Sunday, August 31, 2014

The "True Christians" Fallacy and Exceptionalist Language

There's a video going around that I am not going to watch because it sounds deplorable and as a queer man with mostly queer friends I am already aware of what coming out can entail in a supremely unfriendly family.  If you want to watch it, though, there's an article about it on The Advocate.  I'm not going to be talking about coming out, or really anything explicitly clear at all.  Instead I'm going to talk about Christian exceptionalism and how it relates to the way this article's title has been formed:
'Christian' Family's Terrifying Response to Son Coming Out
What I want you to notice in the use of quotation marks around the word "Christian."  I often have heard these referred to as "scare quotes," but I prefer to think of them as "sarcastic quotes" or "sarcastiquotes" if you're in a portmanteau kind of mood.  They refer to the quotation marks people put around a word not to suggest an actual quote or to refer to the word rather than the concept, but to imply that the word is inappropriate in the context it's being used.

It's really quite common when used to refer to bigoted Christian behaviors.  The implication is that bigotry is not natural to Christian theology, and because of that anybody who acts that way isn't really a Christian.

And I want you to quit doing that.  Really.  I do.  And here's why.

People brought up in the West, especially in the United States, more often than not separate Christianity out from all of the other world's religions as being exceptionally special in some way.  Even those of us who were ostensibly raised to be tolerant of other faiths can easily get wound up in a trap where we assume that Christianity generally speaking results in good things, therefore people who do bad things are just pretending to be Christians.  Hence, we call them "Christians," using quotes to separate them from the "real" Christians.

This extends heavily to the way people talk about the Bible, with critiques of bigoted behavior often stemming from the assumption that the Bible is all about loving one another and being a good person.  What's lost in this is that--like it or not--the Bible is in fact loaded with sexism, racism, homophobia, and the endorsement of scores of oppressive behavior.

And the insulting part is that this isn't arguable.  Bibles are abundant.  You can get them at any bookstore, you can order them for free, and you can even read the whole damn thing on the Internet in various versions and translations if you feel like it, and I have yet to read any convincing evidence that Christian bigots are actually wrong about what the Bible says.  Instead, people assume that--because we raised to believe Christianity and the Bible are exceptional and special--it must automatically support our own beliefs in justice and right, and the fundamentalists must be wrong.

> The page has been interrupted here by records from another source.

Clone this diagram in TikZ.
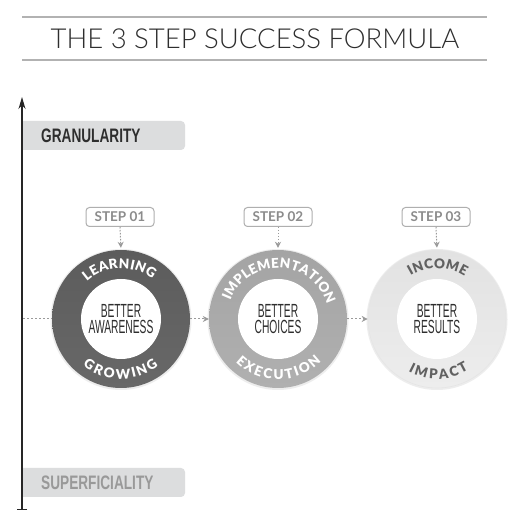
\documentclass[tikz,border=0pt]{standalone}
\usepackage{fontspec}
\usetikzlibrary{arrows.meta}
\setmainfont{Lato}
\newfontfamily\latof{Lato}
\IfFontExistsTF{Lato Light}{\newfontfamily\latolight{Lato Light}}{\newfontfamily\latolight{Lato}}
\IfFontExistsTF{Lato Black}{\newfontfamily\latoblack{Lato Black}}{\newfontfamily\latoblack[UprightFont=*,BoldFont=*]{Lato Bold}}
\newfontfamily\condA[FakeStretch=0.54]{Liberation Sans}
\newfontfamily\condB[FakeStretch=0.70]{Liberation Sans}
\newcommand\ringfontsel{\latoblack\fontsize{13.5}{13.5}\selectfont}
\definecolor{ringA}{HTML}{5C5C5C}
\definecolor{ringAb}{HTML}{686868}
\definecolor{ringB}{HTML}{A4A4A4}
\definecolor{ringBb}{HTML}{B0B0B0}
\definecolor{ringC}{HTML}{E2E2E2}
\definecolor{ringCb}{HTML}{EDEDED}
\definecolor{boxgray}{HTML}{DCDDDE}
\definecolor{rulegray}{HTML}{B2B2B2}
\definecolor{stepgray}{HTML}{8C8C8C}
\definecolor{textdark}{HTML}{2E2E2E}
\definecolor{textlight}{HTML}{999999}
\definecolor{conngray}{HTML}{9A9A9A}
\tikzset{
  rule/.style={rulegray, line width=2.2pt},
  axisline/.style={line width=1.3pt, color=black!85, {Bar[width=10pt]}-{Stealth[length=12pt,width=7pt]}},
  labeltext/.style={anchor=west, inner sep=0pt, font=\condB\bfseries\fontsize{19.5}{19.5}\selectfont},
  stepbox/.style={draw=stepgray!70, rounded corners=3.5pt, line width=1pt, minimum width=68pt, minimum height=19pt, inner sep=0pt, text=stepgray, font=\latof\bfseries\fontsize{13.5}{13.5}\selectfont},
  ringnode/.style={circle, inner sep=0pt, minimum size=138pt},
  innernode/.style={circle, fill=white, inner sep=0pt, minimum size=80pt, align=center, text=textdark, font=\condA\fontsize{19}{16}\selectfont},
  ringtxt/.style={inner sep=0pt, anchor=base, font=\ringfontsel},
  conn/.style={conngray, line width=1pt, dash pattern=on 2pt off 2pt},
  connarrow/.style={conn, -{Stealth[length=6pt,width=6pt]}},
  stepconn/.style={conngray, line width=1pt, dash pattern=on 1.5pt off 1.5pt, -{Stealth[length=6pt,width=6pt]}, shorten >=2pt},
  shadowc/.style={circle, fill=black!7, inner sep=0pt, minimum size=141pt}
}
\newcommand\measureletters[1]{%
  \foreach \l in {#1}{%
    \setbox0=\hbox{\ringfontsel\l}%
    \expandafter\xdef\csname rw@\l\endcsname{\the\wd0}}}
% #1 node, #2 baseline radius, #3 spacing radius, #4 mid angle, #5 dir (1 top, -1 bottom), #6 extra spacing, #7 options, #8 letters
\newcommand\arcletters[8]{%
  \xdef\arcTot{0}%
  \foreach \l in {#8}{%
    \pgfmathsetmacro\arcTmp{\arcTot+\csname rw@\l\endcsname+#6}%
    \xdef\arcTot{\arcTmp}}%
  \pgfmathsetmacro\arcTmp{-(\arcTot-#6)/2}\xdef\arcPos{\arcTmp}%
  \foreach \l in {#8}{%
    \pgfmathsetmacro\arcC{\arcPos+\csname rw@\l\endcsname/2}%
    \pgfmathsetmacro\arcA{#4-#5*\arcC/#3*57.29578}%
    \pgfmathsetmacro\arcR{\arcA-#5*90}%
    \node[ringtxt,#7,rotate=\arcR] at ([shift={(\arcA:#2)}]#1) {\l};
    \pgfmathsetmacro\arcTmp{\arcPos+\csname rw@\l\endcsname+#6}%
    \xdef\arcPos{\arcTmp}}%
}
\begin{document}
\measureletters{A,C,E,G,I,L,M,N,O,P,R,T,U,W,X}%
\begin{tikzpicture}[x=1pt,y=1pt]
\useasboundingbox (0,0) rectangle (518,518);
\fill[white] (0,0) rectangle (518,518);
% title
\coordinate (tl1) at (22,501); \coordinate (tr1) at (487,501);
\coordinate (tl2) at (22,458); \coordinate (tr2) at (487,458);
\draw[rule] (tl1) -- (tr1);
\draw[rule] (tl2) -- (tr2);
\node[inner sep=0pt, text=textdark, font=\latolight\fontsize{27.5}{27.5}\selectfont] (title) at (255,479) {THE 3 STEP SUCCESS FORMULA};
% label boxes
\begin{scope}
\clip (22,0) rectangle (518,518);
\fill[boxgray, rounded corners=4pt] (12,368) rectangle (185,397);
\fill[boxgray, rounded corners=4pt] (12,21) rectangle (185,50);
\end{scope}
\node[labeltext, text=textdark] (gran) at (41,382.5) {GRANULARITY};
\node[labeltext, text=textlight] (superf) at (41,35.5) {SUPERFICIALITY};
% axis
\coordinate (axbot) at (22,8);
\coordinate (axtop) at (22,421);
\draw[axisline] (axbot) -- (axtop);
% circles
\node[shadowc] at (121,198.5) {};
\node[shadowc] at (278,198.5) {};
\node[shadowc] at (437,198.5) {};
\node[ringnode, top color=ringA, bottom color=ringAb] (c1) at (121,199) {};
\node[ringnode, top color=ringB, bottom color=ringBb] (c2) at (278,199) {};
\node[ringnode, top color=ringC, bottom color=ringCb, draw=black!10, line width=0.6pt] (c3) at (437,199) {};
\node[innernode] (c1i) at (c1) {BETTER\\AWARENESS};
\node[innernode] (c2i) at (c2) {BETTER\\CHOICES};
\node[innernode] (c3i) at (c3) {BETTER\\RESULTS};
% ring texts
\arcletters{c1}{50.5}{55}{92}{1}{1.2}{text=white}{L,E,A,R,N,I,N,G}
\arcletters{c1}{60}{55}{269.5}{-1}{1.2}{text=white}{G,R,O,W,I,N,G}
\arcletters{c2}{51}{55}{88}{1}{1.0}{text=white}{I,M,P,L,E,M,E,N,T,A,T,I,O,N}
\arcletters{c2}{60.5}{55}{270.7}{-1}{1.2}{text=white}{E,X,E,C,U,T,I,O,N}
\arcletters{c3}{50.5}{55}{89.3}{1}{1.2}{text=black!62}{I,N,C,O,M,E}
\arcletters{c3}{60}{55}{271.8}{-1}{1.2}{text=black!62}{I,M,P,A,C,T}
% step boxes
\node[stepbox] (s1) at (120,301) {STEP 01};
\node[stepbox] (s2) at (278,301) {STEP 02};
\node[stepbox] (s3) at (436,301) {STEP 03};
\draw[stepconn] (s1.south) -- (c1.north);
\draw[stepconn] (s2.south) -- (c2.north);
\draw[stepconn] (s3.south) -- (c3.north);
% horizontal flow
\coordinate (axmid) at (23,199);
\draw[conn] (axmid) -- (c1.west);
\draw[connarrow] (c1.east) -- (c2.west);
\draw[connarrow] (c2.east) -- (c3.west);
\end{tikzpicture}
\end{document}
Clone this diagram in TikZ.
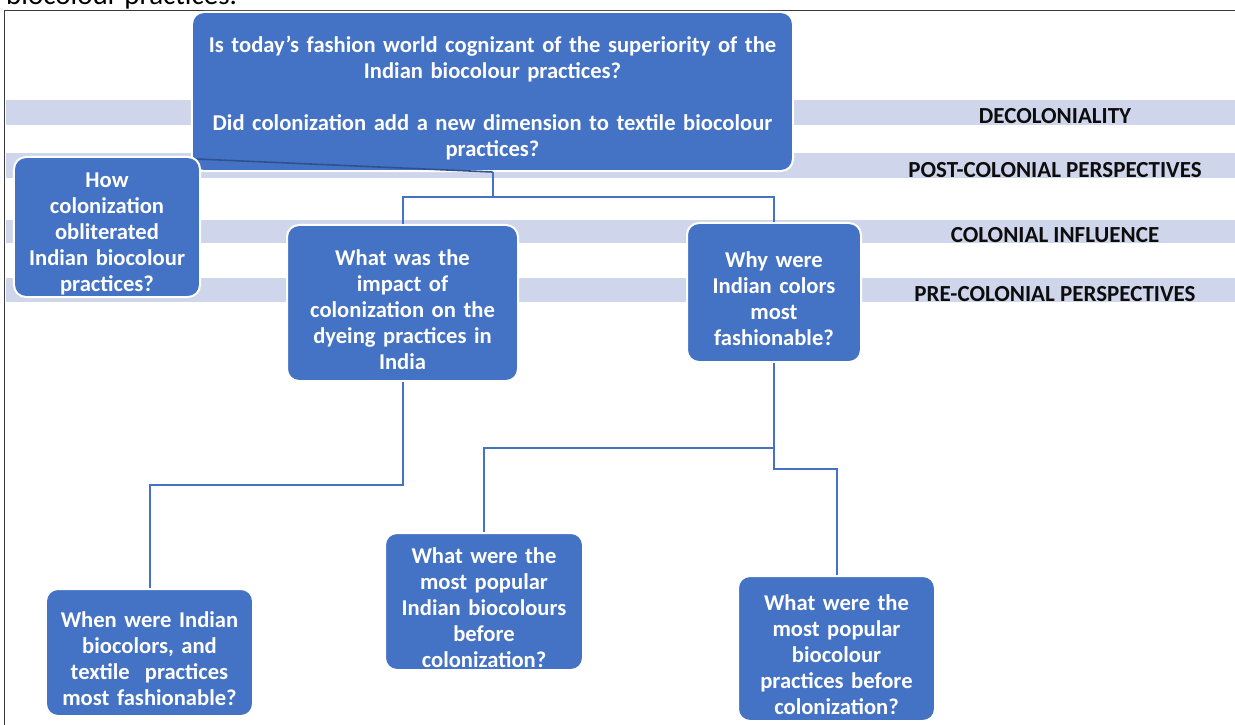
\documentclass[tikz,border=0pt]{standalone}
\usepackage{fontspec}
\setmainfont{Carlito}
\usetikzlibrary{calc}
\definecolor{boxblue}{HTML}{4472C4}
\definecolor{bandcol}{HTML}{CFD5EA}
\definecolor{linkblue}{HTML}{4472C4}
\definecolor{linkdark}{HTML}{2F528F}
\definecolor{framecol}{HTML}{3B3B3B}
% tall invisible strut that pushes a box's text block down a little
\newcommand{\txtpad}{\rule{0pt}{29bp}}
\begin{document}
\begin{tikzpicture}[x=1bp,y=-1bp,
  qbox/.style={fill=boxblue, draw=white, line width=2bp, rounded corners=12bp,
    text=white, font=\bfseries\fontsize{22.6bp}{26bp}\selectfont,
    align=center, inner sep=0pt},
  band/.style={fill=bandcol, draw=none},
  bandlabel/.style={anchor=base, text=black!95,
    font=\bfseries\fontsize{23bp}{26bp}\selectfont, inner sep=0pt},
  conn/.style={draw=linkblue, line width=2bp},
  conndark/.style={draw=linkdark, line width=1.6bp}]
\useasboundingbox (0,0) rectangle (1235,725);

% caption text of the page above, cut by the frame edge
\begin{scope}
  \clip (0,0) rectangle (1235,725);
  \node[anchor=base west, inner sep=0pt, font=\fontsize{29bp}{32bp}\selectfont]
    (caption) at (6,5) {biocolour practices.};
\end{scope}

% frame
\draw[framecol, line width=1.3bp] (1235,10.5) -- (4.5,10.5) -- (4.5,725);

% period bands
\fill[band] (5.5,100) rectangle (1235,125);
\fill[band] (5.5,153) rectangle (1235,178);
\fill[band] (5.5,220) rectangle (1235,243);
\fill[band] (5.5,278) rectangle (1235,302);

\node[bandlabel] (lbl1) at (1055,124) {DECOLONIALITY};
\node[bandlabel] (lbl2) at (1055,177.5) {POST-COLONIAL PERSPECTIVES};
\node[bandlabel] (lbl3) at (1055,243) {COLONIAL INFLUENCE};
\node[bandlabel] (lbl4) at (1055,301.5) {PRE-COLONIAL PERSPECTIVES};

% junction points of the tree
\coordinate (j1) at (492.5,197);
\coordinate (j2) at (402.5,485);
\coordinate (j3) at (774,448);
\coordinate (j4) at (774,469);

% question boxes
\node[qbox, minimum width=601bp, minimum height=159bp, text width=601bp] (top) at (492.5,91.5)
  {\txtpad Is today’s fashion world cognizant of the superiority of the\\
   Indian biocolour practices?\\[26bp]
   Did colonization add a new dimension to textile biocolour\\
   practices?};

\node[qbox, minimum width=231bp, minimum height=156bp, text width=231bp] (mq) at (402.5,303)
  {\txtpad What was the\\impact of\\colonization on the\\dyeing practices in\\India};
\node[qbox, minimum width=174bp, minimum height=139bp, text width=174bp] (rq) at (774,292.5)
  {\txtpad Why were\\Indian colors\\most\\fashionable?};
\node[qbox, minimum width=207bp, minimum height=127bp, text width=207bp] (blq) at (149.5,652.5)
  {\txtpad When were Indian\\biocolors, and\\textile\ \ practices\\most fashionable?};
\node[qbox, minimum width=198bp, minimum height=137bp, text width=198bp] (bmq) at (484,601.5)
  {\txtpad What were the\\most popular\\Indian biocolours\\before\\colonization?};
\node[qbox, minimum width=197bp, minimum height=145bp, text width=197bp] (brq) at (836.5,648.5)
  {\txtpad What were the\\most popular\\biocolour\\practices before\\colonization?};

% connectors
\draw[conn] (top.south) -- (j1);
\draw[conn] (j1) -| (mq.north);
\draw[conn] (j1) -| (rq.north);
\draw[conn] (mq.south) -- (j2) -| (blq.north);
\draw[conn] (rq.south) -- (j3) -| (bmq.north);
\draw[conn] (j3) -- (j4) -| (brq.north);

% left box sits over the top box; its link runs across the top box
\draw[conndark] (top.south) -- (197,159) coordinate (lqcorner);
\node[qbox, minimum width=186bp, minimum height=140bp, text width=186bp] (lq) at (107,227)
  {\txtpad How\\colonization\\obliterated\\Indian biocolour\\practices?};
\end{tikzpicture}
\end{document}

So we denounce as un-Christian beliefs that are obviously Christian, in order to avoid the messy business of ever having to be perceived as denouncing anything to do with Christianity.

And this is rampant.  I mean, not too long ago professional transphobe, biphobe, and terrible sex columnist Dan Savage helped found a group called "Not All Like That," which exists specifically to tell queer people that not all Christians hate them without acknowledging either the privilege involved in being Christian in a Christian exceptionalist society or the immense amount of harm Christians as a collective community, not as individuals have done to queer people, trans people, women, and people of other faiths.

In addition to forcing non-Christians to tiptoe around the way we talk about Christianity and Christians to avoid hurting their fragile exceptionalist feelings, we also remove accountability from the Christian community in favor of focusing on a few bad apples who "aren't really Christians anyway."

In the West, this is something very specific to Christianity.  When people talk about abuse and oppression within Islam, they don't typically put quotation marks around "Muslim" to make it clear they don't mean all Muslims.  And when they put quotes around "Pagan" or "Witch," more often than not their motivation is to demean the existence of Paganism and Witchcraft rather than to specify that some oppressive Pagan jerk doesn't really represent all Pagans.

And unfortunately, this is something that spreads all throughout our language as well.  In reference to Christianity, the word "God" is practically always capitalized, whether it's used as a title or not; this is a gesture of respect that is rarely used for polytheistic religions.  It's considered perfectly acceptable to use Christian holidays as generic indicators of season and sentiment, and people fight at great length to make sure nobody ever suggests that a Christian should show a little respect and not say "Merry Christmas" or "God Bless You" to somebody whose religion is unknown to them.  And any non-Christian of faith* can easily tell you that "nondenominational" and "multi-faith" in the context of a prayer before a town hall meeting or a meal at summer camp means "generically Jesus."

What we need to be doing--as Pagans, and perhaps as people who are not Pagans but may have stumbled on this blog for some other reason--is being mindful wherever possible of the ways our language releases the Christian community from accountability and the ways it systematically denies linguistic equity to non-Christian minority faiths.



* -- Many atheists would understand this, too, but I've found that a lot of atheists interpret Christian-specific terminology and practice as being "generally religious" rather than Christian exceptionalist.